The Calming Corner program partnered with community organizations that provide additional support. Maricopa Police Department and the Maricopa Education Foundation approved grant funding for the expansion of the program. Arizona State University’s Jamie Valderrama, Lecturer/Undergraduate Program Coordinator, with the Integrative Health Initiative, School of Social Work, teaches Mindfulness to our Elementary teachers.

The success of this program is based on the belief that supportive adults can help children nurture their social-emotional growth by providing tools in a safe and supportive environment.

Tara Roy-Pablo, LMSW
Employer: Maricopa Unified School District

Take Action

Insight starts with your ability to step back and pay attention to your internal responses to external events (Mindfulness). Try some of the following exercises to cultivate your insight.

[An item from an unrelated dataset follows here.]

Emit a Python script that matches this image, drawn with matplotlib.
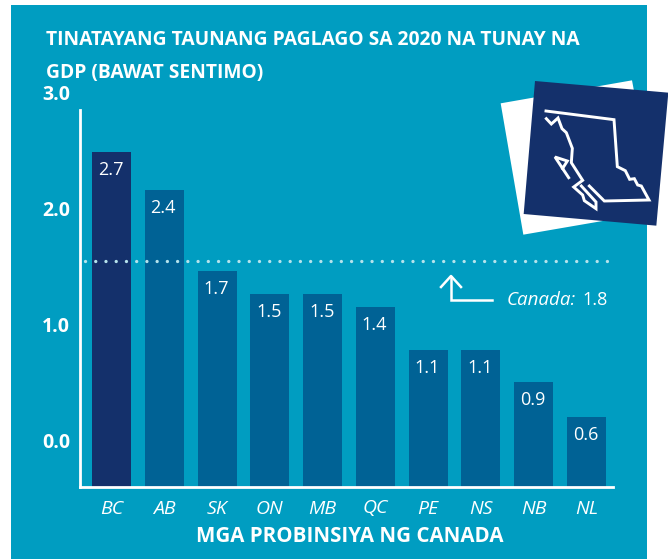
import numpy as np
import matplotlib.pyplot as plt
from matplotlib.patches import Polygon, Rectangle

plt.rcParams['font.family'] = ['Open Sans', 'DejaVu Sans']

W, H = 668, 559
BG = '#009dc1'
NAVY = '#14306b'
BLUE = '#006295'

provinces = ['BC', 'AB', 'SK', 'ON', 'MB', 'QC', 'PE', 'NS', 'NB', 'NL']
# bar tops as drawn against the printed axis, they don't line up with their labels
bar_tops = [2.48, 2.155, 1.46, 1.26, 1.26, 1.145, 0.78, 0.78, 0.50, 0.20]
bar_labels = ['2.7', '2.4', '1.7', '1.5', '1.5', '1.4', '1.1', '1.1', '0.9', '0.6']
y_ticks = [0.0, 1.0, 2.0, 3.0]
canada_line = 1.54
canada_label = '1.8'

title_lines = ['TINATAYANG TAUNANG PAGLAGO SA 2020 NA TUNAY NA', 'GDP (BAWAT SENTIMO)']
x_title = 'MGA PROBINSIYA NG CANADA'

fig = plt.figure(figsize=(W / 100, H / 100), dpi=100, facecolor='white')

# overlay in pixel coords for the panel and the map badge
bg = fig.add_axes([0, 0, 1, 1], zorder=0)
bg.set_xlim(0, W)
bg.set_ylim(H, 0)
bg.axis('off')
bg.add_patch(Rectangle((11, 5), 636, 554, color=BG, lw=0))

# chart axes, spine at x=80, baseline at y=487
left, right, top, bottom = 80, 613, 85, 487
pitch = 52.78
ax = fig.add_axes([left / W, 1 - bottom / H, (right - left) / W, (bottom - top) / H], zorder=1)
ax.patch.set_alpha(0)
y_base = -47 / 116
ax.set_ylim(y_base, (440 - top) / 116)
ax.set_xlim(-31.5 / pitch, 501.5 / pitch)

x = np.arange(len(provinces))
colors = [NAVY] + [BLUE] * (len(provinces) - 1)
heights = np.array(bar_tops) - y_base
ax.bar(x, heights, bottom=y_base, width=39 / pitch, color=colors, linewidth=0, zorder=2)

for xi, top_val, lab in zip(x, bar_tops, bar_labels):
    ax.annotate(lab, (xi, top_val), xytext=(-1, -18), textcoords='offset pixels', ha='center',
                va='center', color='white', fontsize=13)

ax.plot([-0.5, 9.56], [canada_line, canada_line], color='#b5e3ec', lw=2.4, ls=(0, (0.01, 3.06)),
        dash_capstyle='round', clip_on=False, zorder=3)

for s in ['top', 'right']:
    ax.spines[s].set_visible(False)
for s in ['left', 'bottom']:
    ax.spines[s].set_color('white')
    ax.spines[s].set_linewidth(2)
ax.spines['left'].set_bounds(y_base, (440 - 110) / 116)

ax.set_xticks(x)
ax.set_xticklabels(provinces, style='italic', color='white', fontsize=14)
ax.set_yticks(y_ticks)
ax.set_yticklabels([f'{t:.1f}' for t in y_ticks], fontweight='bold', color='white', fontsize=14)
ax.tick_params(axis='x', length=0, pad=9)
ax.tick_params(axis='y', length=0, pad=7)

# titles
bg.text(46, 40, title_lines[0], color='white', fontweight='bold', fontsize=13.9, va='center', ha='left')
bg.text(46, 73, title_lines[1], color='white', fontweight='bold', fontsize=13.9, va='center', ha='left')
bg.text(350, 537, x_title, color='white', fontweight='bold', fontsize=14.8, va='center', ha='center')

# Canada callout
bg.plot([492, 451, 451], [300, 300, 277], color='white', lw=1.8, solid_joinstyle='miter', zorder=5)
bg.plot([441, 451, 461], [287, 276, 287], color='white', lw=1.8, zorder=5)
bg.text(507, 300, 'Canada:', color='white', style='italic', fontsize=13.5, va='center', ha='left', zorder=5)
bg.text(582, 300, canada_label, color='white', fontsize=13, va='center', ha='left', zorder=5)

# map badge, zoom coords (3x from 480,60)
def zp(points):
    return [(480 + a / 3, 60 + b / 3) for a, b in points]

badge = fig.add_axes([0, 0, 1, 1], zorder=2)
badge.set_xlim(0, W)
badge.set_ylim(H, 0)
badge.axis('off')
badge.add_patch(Polygon(zp([(62, 130), (456, 61), (530, 455), (130, 524)]), color='white', lw=0))
badge.add_patch(Polygon(zp([(165, 63), (565, 98), (529, 497), (131, 462)]), color=NAVY, lw=0))
outline = [(198, 153), (402, 179), (412, 320), (436, 332), (449, 358), (463, 356), (473, 375),
           (484, 378), (507, 420), (373, 423), (328, 378)]
coast = [(199, 176), (214, 192), (234, 174), (246, 206), (259, 218), (277, 265), (274, 308),
         (308, 361), (281, 381), (308, 405), (313, 422), (348, 446), (348, 426), (304, 378)]
island = [(266, 353), (225, 291), (262, 303), (248, 325)]
for line in [outline, coast, island]:
    pts = np.array(zp(line))
    badge.plot(pts[:, 0], pts[:, 1], color='white', lw=2.1, solid_joinstyle='miter')

fig.savefig('out.png', dpi=100, facecolor='white')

  • Practice training the brain to be present via a meditative practice such as: Meditation, Mindfullness, and Somatic Exercise (Yoga, Tai Chi, Qigong
  • Journaling – identify emotions and thoughts associated with different events that occur in your day. Be detailed, how did your body feel, what thoughts and emotions correlated to those physical sensations, what was your judgement and how did you process the experience? Authenticity is key, did you accept the experience or avoid it? The more we are willing to own our reactions/responses the closer we get to controlling our emotions vs our emotions controlling us.